Quase 70 anos depois, “Morte e Vida Severina”, que é um texto narrativo, continua atual na opinião de Mathieu Dosse. “A situação do retirante, que eu traduzi por ‘migrant’ (migrante) pode ser a história de qualquer migração. É uma história que tem a sua atualidade total. A guerra dos sem terra, tudo isso, não envelheceu nada!”.

Mathieu Dosse desponta como um dos melhores tradutores do momento na França. Ele foi contemplado com o Grande Prêmio de Arles, em 2016, e com o Prêmio Books-Gulbenkian, em 2017, pela tradução de “Meu Tio Iauaretê” (Mon oncle le jaguar & autres histoires), de Guimarães Rosa. Ele considera os dois autores difíceis de traduzir, mas a dificuldade de João Cabral é outra. 

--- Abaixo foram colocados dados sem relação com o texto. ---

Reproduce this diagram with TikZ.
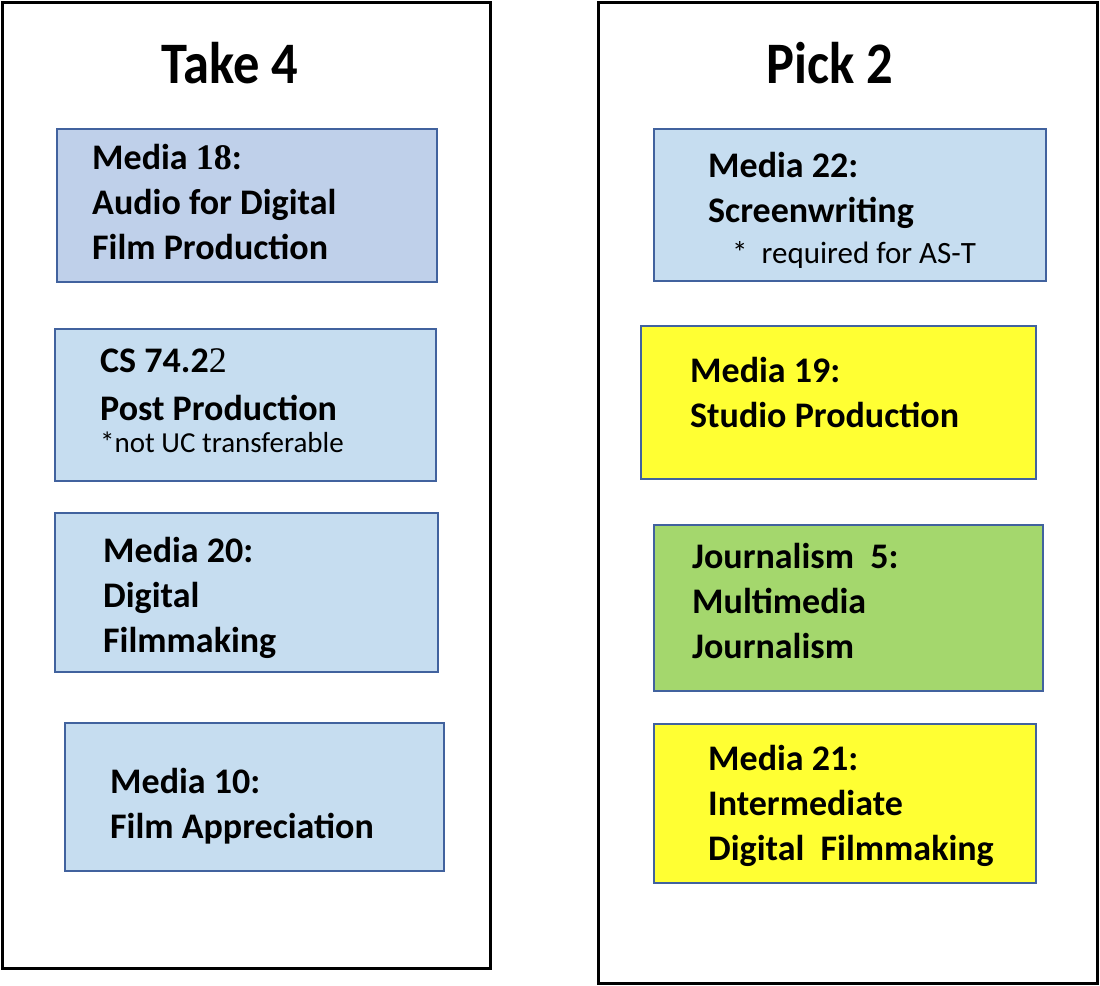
\documentclass[tikz,border=0pt]{standalone}
\usepackage{fontspec}
\setmainfont{Carlito}
\newfontfamily\numfont{Liberation Serif}
\usetikzlibrary{positioning}

\definecolor{boxBorder}{HTML}{41629E}
\definecolor{lavenderFill}{HTML}{BFD0EA}
\definecolor{blueFill}{HTML}{C6DDF0}
\definecolor{yellowFill}{HTML}{FFFF33}
\definecolor{greenFill}{HTML}{A4D76D}
\newcommand{\notefont}{\fontsize{29}{32}\selectfont\mdseries}
\newcommand{\reqfont}{\fontsize{31}{32}\selectfont\mdseries}

\begin{document}
\begin{tikzpicture}
[x=1pt,y=-1pt,
  panelDecorate/.style={draw=black,line width=3pt},%
  boxDecorate/.style={shape=rectangle,draw=boxBorder,line width=2pt,inner sep=0pt},%
  titleDecorate/.style={anchor=base,inner sep=0pt,font=\fontsize{52.5}{60}\selectfont\bfseries},%
  textDecorate/.style={anchor=base west,inner sep=0pt,align=left,font=\fontsize{36}{45}\selectfont\bfseries}]
\useasboundingbox (0,0) rectangle (1100,985);
%% the two columns
\draw[panelDecorate] (2,2) rectangle (490,968);
\draw[panelDecorate] (598,2) rectangle (1097,983);
\node (take) at (230,83) [titleDecorate] {\scalebox{1}[1.12]{Take 4}};
\node (pick) at (830,83) [titleDecorate] {\scalebox{1}[1.12]{Pick 2}};
%% course boxes
\foreach \nodename/\x/\y/\w/\h/\colour in {m18/247/205.5/380/153/lavenderFill,
  cs74/245.5/405/381/152/blueFill, m20/246.5/592.5/383/159/blueFill,
  m10/254.5/797/379/148/blueFill, m22/850/205/392/152/blueFill,
  m19/838.5/402.5/395/153/yellowFill, j5/848.5/608/389/166/greenFill,
  m21/845/803.5/382/159/yellowFill}
{
  \node (\nodename) at (\x,\y) [boxDecorate,fill=\colour,minimum width=\w,minimum height=\h] {};
}
%% course texts (anchored on the baseline of their last line)
\node (m18text) at (92,259) [textDecorate] {Media {\numfont 18}:\\Audio for Digital\\Film Production};
\node (cs74text) at (100,452) [textDecorate] {CS 74.2{\numfont\mdseries 2}\\[3pt]Post Production\\[-13pt]{\notefont *not UC transferable}};
\node (m20text) at (103,652) [textDecorate] {Media 20:\\Digital\\Filmmaking};
\node (m10text) at (110,838) [textDecorate] {Media 10:\\Film Appreciation};
\node (m22text) at (708,263) [textDecorate] {Media 22:\\Screenwriting\\[-4pt]\hspace*{24pt}{\reqfont *\ \ required for AS-T}};
\node (m19text) at (690,427) [textDecorate] {Media 19:\\Studio Production};
\node (j5text) at (692,658) [textDecorate] {Journalism\ \ 5:\\Multimedia\\Journalism};
\node (m21text) at (708,860) [textDecorate] {Media 21:\\Intermediate\\Digital\ \ Filmmaking};
\end{tikzpicture}
\end{document}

“A dificuldade dele não é tanto encontrar as palavras. É uma outra busca. É mais no ritmo mesmo. Morte e Vida Severina, em português, tem essa oralidade, essas rimas toantes em ‘A’, ‘L’, ‘Ao’ ‘O’, e em francês é dificílimo fazer isso”, revela.

“Essa Gente” de Chico Buarque

Outro autor que requer um modo “diferente” de traduzir é Chico Buarque. Mathieu Dosse fez a tradução de “Essa Gente” (Ces Gens-là), o sexto romance do escritor e compositor que acaba de ser publicado em francês, pela Gallimard.  “O curioso é que esses dois livros, que foram traduzidos em períodos diferentes, saíram com duas semanas de intervalo. Eu escrevo no prefácio do ‘Morte e Vida Severina’ sobre o Chico. Tanto o Chico Buarque deve ao Cabral, quanto o João Cabral deve ao Chico Buarque. Quer dizer, os dois são muito ligados”, salienta.

"Ces gens-là" (Essa Gente", sexto romance de Chico Buarque traduzido para o francês, foi lançado em 2 de fevereiro de 2023.
"Ces gens-là" (Essa Gente", sexto romance de Chico Buarque traduzido para o francês, foi lançado em 2 de fevereiro de 2023. © Divulgação/Gallimard

Os “universos” dos dois escritores são diferentes, mas o Chico “é genial também”, aponta o tradutor. “Essa gente” é um livro contemporâneo que se passa no Rio de Janeiro. A história foi escrita entre 2018 e 2019, após a posse de Bolsonaro. Narrada por Duarte, um escritor sem inspiração e decadente, a tragicomédia espelha a deliquescência do país. De acordo com Mathieu Dosse a estilo de Chico, nessa “crítica que ele faz do Brasil de hoje, é uma escrita muito divertida. É um livro engraçado, que tem um lado muito cômico, humor negro muito forte e é muito bom. Estou feliz que esses dois livros estejam saindo ao mesmo tempo”.